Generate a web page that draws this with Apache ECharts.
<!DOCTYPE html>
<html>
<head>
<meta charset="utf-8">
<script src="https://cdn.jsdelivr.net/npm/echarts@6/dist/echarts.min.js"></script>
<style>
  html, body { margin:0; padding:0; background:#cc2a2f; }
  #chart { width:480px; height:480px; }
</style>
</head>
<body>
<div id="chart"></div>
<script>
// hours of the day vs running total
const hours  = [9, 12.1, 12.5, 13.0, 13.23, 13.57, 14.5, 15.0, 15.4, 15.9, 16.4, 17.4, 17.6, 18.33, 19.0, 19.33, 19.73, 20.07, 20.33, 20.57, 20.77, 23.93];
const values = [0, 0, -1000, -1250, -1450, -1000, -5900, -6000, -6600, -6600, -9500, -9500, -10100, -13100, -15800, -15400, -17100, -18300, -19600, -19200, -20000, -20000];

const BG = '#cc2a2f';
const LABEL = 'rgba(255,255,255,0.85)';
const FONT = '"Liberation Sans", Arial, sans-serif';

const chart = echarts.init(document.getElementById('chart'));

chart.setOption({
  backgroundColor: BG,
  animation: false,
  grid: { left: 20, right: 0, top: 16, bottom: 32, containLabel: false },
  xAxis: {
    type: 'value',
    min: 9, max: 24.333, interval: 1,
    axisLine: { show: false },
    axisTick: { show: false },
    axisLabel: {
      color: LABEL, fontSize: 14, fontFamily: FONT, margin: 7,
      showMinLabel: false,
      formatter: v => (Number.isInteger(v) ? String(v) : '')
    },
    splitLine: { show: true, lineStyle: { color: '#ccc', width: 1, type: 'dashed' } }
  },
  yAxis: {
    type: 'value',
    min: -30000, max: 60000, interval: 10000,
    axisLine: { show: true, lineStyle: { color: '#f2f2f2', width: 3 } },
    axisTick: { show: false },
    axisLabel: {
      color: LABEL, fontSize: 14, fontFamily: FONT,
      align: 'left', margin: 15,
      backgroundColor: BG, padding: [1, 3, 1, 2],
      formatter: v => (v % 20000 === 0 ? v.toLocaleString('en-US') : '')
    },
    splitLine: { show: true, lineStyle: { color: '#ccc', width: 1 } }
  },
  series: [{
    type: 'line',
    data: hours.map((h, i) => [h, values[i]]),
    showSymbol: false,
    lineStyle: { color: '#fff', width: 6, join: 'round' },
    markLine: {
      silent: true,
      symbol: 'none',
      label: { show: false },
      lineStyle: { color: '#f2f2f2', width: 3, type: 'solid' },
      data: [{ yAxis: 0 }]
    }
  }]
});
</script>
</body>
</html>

--

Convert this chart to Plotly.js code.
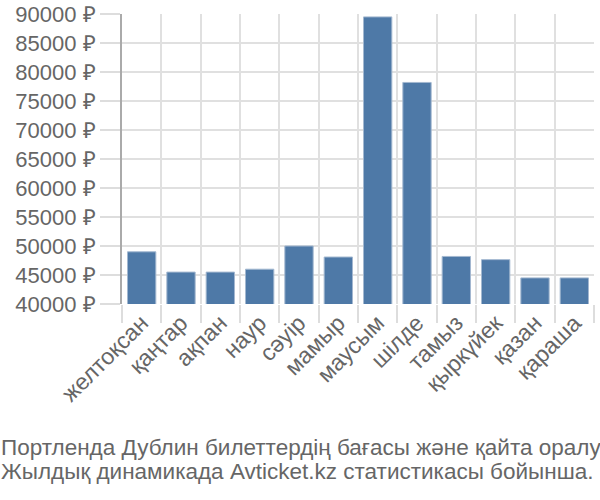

■ What you are asked to do
Working from the listing above, pick out every line that has "this" and copy it.

■ Problem solution
Generate a web page that draws this with Apache ECharts.
Convert this chart to Plotly.js code.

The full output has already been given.